4. Constitutive equations development section indeed includes a lot of referred equations used for the mathematical model development. The referred equations are not new; however, it is essential to provide all the formulas allowing to define all the engineering properties of the composite, otherwise the study could not be reproduced and verified by other researchers. For example, formulas (21) and (24) are well-known Halpin-Tsai equations, which contain model parameters (those parameters are now highlighted, lines 393-395 and 397-399) needed to be fit to the experimental data for a specific material (in our case PA12-CF). Without the representation of these formulas including all the model constants and parameters it would be not possible to develop the material model. Additionally, referred equations combination and implementation to the model are novel, allowing to precisely describe the mechanical properties dependency on the fiber volume ratio for PA12-CF composite used in the presented study.
   Developed by the authors empirical relations are now marked in the main text (lines 266-267, 332-334, 370-372, 386-388).
   Section 2 Materials and Methods title was changed to Materials, Methods and Characterization to provide better description of the section content. Results of this section (like Elastic modulus dependency on temperature, porosity evaluation and Bulk modulus evaluation) are used for the model development in section 3 Development of Constitutive Equations, while section 4 Model Application and Validation presents the simulation results. Therefore, results of the material characterization are presented in section 2 and not in section 4.
5. Results are explained in more detail including the discussion of the findings and the limitations of the proposed approach and the comparison with literature (lines 479-482, 495-498, 500-511, 520-523, 553, 576-578, 593-602).
6. Conclusion is updated according to the structure proposed by the Reviewer.

Reviewer 2 Report

This manuscript reports a consolidation process study of additive manufactured continuous fiber composite parts by experiment, theory and simulation. The proposed simulation workflow has a good practical value in the field of composite additive manufacturing, especially for decreasing the number of expensive prototyping iterations. Questions and comments to address are the following:

- The most significant advantage of 3D-printing technology is to manufacturing structures with complex geometry. Therefore, a relative complex sample should be added in the manuscript to prove the versatility and feasibility of the proposed simulation method.

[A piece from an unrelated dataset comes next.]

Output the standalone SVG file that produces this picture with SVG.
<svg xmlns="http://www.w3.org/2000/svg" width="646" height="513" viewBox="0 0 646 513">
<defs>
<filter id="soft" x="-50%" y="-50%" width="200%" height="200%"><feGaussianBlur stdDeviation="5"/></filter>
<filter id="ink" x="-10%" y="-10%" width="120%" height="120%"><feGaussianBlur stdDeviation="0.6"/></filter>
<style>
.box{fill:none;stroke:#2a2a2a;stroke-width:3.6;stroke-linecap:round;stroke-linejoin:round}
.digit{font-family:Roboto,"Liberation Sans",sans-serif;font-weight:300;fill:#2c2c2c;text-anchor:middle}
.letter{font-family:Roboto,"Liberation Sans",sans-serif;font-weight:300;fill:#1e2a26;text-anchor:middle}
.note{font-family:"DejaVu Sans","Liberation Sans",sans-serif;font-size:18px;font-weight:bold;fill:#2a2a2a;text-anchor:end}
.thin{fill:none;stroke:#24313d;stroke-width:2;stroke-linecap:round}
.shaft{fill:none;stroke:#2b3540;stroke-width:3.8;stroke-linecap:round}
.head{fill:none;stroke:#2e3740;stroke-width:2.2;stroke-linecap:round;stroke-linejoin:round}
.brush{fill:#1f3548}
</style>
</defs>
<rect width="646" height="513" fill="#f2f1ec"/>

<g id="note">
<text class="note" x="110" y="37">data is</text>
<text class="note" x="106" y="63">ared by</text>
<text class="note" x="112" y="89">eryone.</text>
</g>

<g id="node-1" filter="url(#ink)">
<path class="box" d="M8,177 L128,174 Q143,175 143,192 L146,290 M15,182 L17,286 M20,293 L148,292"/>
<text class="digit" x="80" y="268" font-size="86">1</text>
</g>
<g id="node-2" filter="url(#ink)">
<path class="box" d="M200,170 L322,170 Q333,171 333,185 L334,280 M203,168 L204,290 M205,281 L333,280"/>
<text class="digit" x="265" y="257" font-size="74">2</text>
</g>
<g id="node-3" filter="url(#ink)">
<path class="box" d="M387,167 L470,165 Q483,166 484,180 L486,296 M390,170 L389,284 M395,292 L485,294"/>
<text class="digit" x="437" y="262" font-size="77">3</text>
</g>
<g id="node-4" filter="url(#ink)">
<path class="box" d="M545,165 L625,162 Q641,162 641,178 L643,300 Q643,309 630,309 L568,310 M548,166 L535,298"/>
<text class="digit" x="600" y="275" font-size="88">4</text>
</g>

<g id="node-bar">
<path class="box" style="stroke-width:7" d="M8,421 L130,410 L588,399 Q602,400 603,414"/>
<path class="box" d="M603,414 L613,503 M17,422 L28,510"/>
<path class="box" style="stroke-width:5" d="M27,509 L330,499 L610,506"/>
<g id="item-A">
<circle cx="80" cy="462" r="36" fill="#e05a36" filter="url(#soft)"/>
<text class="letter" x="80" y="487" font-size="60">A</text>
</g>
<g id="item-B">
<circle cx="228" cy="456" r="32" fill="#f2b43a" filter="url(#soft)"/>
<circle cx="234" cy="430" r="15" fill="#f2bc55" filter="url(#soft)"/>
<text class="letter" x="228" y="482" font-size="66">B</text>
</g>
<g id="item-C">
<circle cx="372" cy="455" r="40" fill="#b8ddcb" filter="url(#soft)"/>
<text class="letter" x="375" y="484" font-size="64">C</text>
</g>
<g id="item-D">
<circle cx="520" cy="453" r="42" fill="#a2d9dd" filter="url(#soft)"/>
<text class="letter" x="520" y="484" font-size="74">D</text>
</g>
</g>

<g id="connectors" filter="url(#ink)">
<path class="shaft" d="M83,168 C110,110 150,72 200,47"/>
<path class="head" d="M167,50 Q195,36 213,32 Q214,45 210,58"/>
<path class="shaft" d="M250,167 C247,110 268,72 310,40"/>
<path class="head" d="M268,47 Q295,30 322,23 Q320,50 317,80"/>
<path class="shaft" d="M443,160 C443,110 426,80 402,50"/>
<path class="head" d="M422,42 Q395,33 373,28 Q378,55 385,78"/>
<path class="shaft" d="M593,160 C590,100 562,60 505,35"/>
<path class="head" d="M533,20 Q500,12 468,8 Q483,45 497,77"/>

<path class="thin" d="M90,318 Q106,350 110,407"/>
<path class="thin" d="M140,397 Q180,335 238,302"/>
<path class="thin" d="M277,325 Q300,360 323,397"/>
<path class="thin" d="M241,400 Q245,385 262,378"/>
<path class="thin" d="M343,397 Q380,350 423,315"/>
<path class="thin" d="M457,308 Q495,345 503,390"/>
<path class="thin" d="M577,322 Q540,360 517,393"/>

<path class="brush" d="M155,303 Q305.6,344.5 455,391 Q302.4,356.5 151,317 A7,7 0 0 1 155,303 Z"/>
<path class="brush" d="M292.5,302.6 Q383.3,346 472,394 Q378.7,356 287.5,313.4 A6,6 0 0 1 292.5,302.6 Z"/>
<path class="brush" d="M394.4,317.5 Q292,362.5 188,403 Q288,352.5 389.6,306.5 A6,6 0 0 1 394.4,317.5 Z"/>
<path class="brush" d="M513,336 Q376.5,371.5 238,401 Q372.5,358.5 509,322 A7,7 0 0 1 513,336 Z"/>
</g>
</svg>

- In the simulation part, it is weird that only some sample results are illustrated in Figs. 15, 17, 18, 19, 21, 22. In addition, mechanical characterizations of samples are too rough.

- What types of strain are used in Figs. 21 and 22? What is the strain definition?

- The authors should check the tables 1 and 5 carefully. Some symbols and formats are not uniform.

- The parameter φ in Eq. (10) is not defined.

Author Response

Reply to Reviewer 2 comments:

1. The goal of the presented study is to describe the developed porosity approach, demonstrate its application to the set of simple cases, tune and validate the proposed model. Considered “blockply” samples have simple shape, which allows better understanding of the main issues of the proposed approach as well as the mathematical model check and validation by other researchers.
   However, we totally agree with the Reviewer`s comment, that the developed approach feasibility must be shown on the composite part with complex shape. The solution for the complex geometry was presented on ECCM20 (conference proceedings will be available in Autumn 2022), where the complex composite part (a bracket to assemble the helicopter door) from the submitted manuscript`s Figure 1 is considered.
   In the Conclusion section it is mentioned (lines 690-693) that consolidation of the part with complex geometry will be considered and described in detail in the future work.
2. We want to avoid a mess in the plots providing less data for the better readability. Therefore, generally the two most differently consolidated samples A and B were discussed in detail since the solution for other samples is almost identical to one of the samples A or B due to the similarity of the consolidation setup. If solutions are significantly different for all the samples – they all are presented on the plot. Solution for all the samples is shown for the compaction (Table 6), porosity (Figure 14), squeeze pressure (Figure 17, except samples B where no fully molten state was reached and sample E where no composite material is considered) and fiber volume ratio (Figure 18, except sample E where no composite material is considered).
   Figure 15: All the samples except B show the same behavior as sample A since the pressure and temperature applied in the experiment are the same or do not influence much the hydrostatic pressure.
   Figure 17: Samples A, C and D are presented. There is no squeeze flow for sample B (since no full melting occurred) and sample E (since the material there is pure matrix PA12).
   Figure 18: All the samples except E are presented on the plot, sample E is pure PA12 and therefore the fiber volume ratio is always 0.
   Figure 19: All the samples except B has zero final porosity and, therefore, their Elastic moduli evolution during the process are almost identical to the sample A.
   Figure 21: Compaction rate and strain are indeed a bit different for all the samples. However, the trend is always the same. Therefore, only final values of compaction are shown in the Table 6, while the time series are not shown on the plot for better readiness.
   Figure 22: Same as Figure 21, only samples A and B are shown since other samples are fully molten during the consolidation and, therefore, demonstrate the similar to sample A stress time series.
   Corresponding comments explaining missing results are added to the main text.
   Presented mechanical characteristics of samples include all the engineering properties required for the definition of the Jacobian. All mentioned properties are listed on the Table 1 and based on the extensive characterization. Values of other material properties or characterization details can be provided based on request.
3. Presented strain is the engineering strain, in Ansys it is calculated via Hooke`s law. The presented values correspond to the normal strain in thickness direction. This information is added to the manuscript text (lines 576-578).
4. Format and symbols in Tables 1 and 5 are fixed to be uniform in the manuscript.
5. The parameter φ in Eq. (10) is now defined (line 350).

 

Round 2

Reviewer 1 Report

Thanks for doing the revisions. 

Reviewer 2 Report

The authors have addressed all my comments. The manuscript is now ready for publication.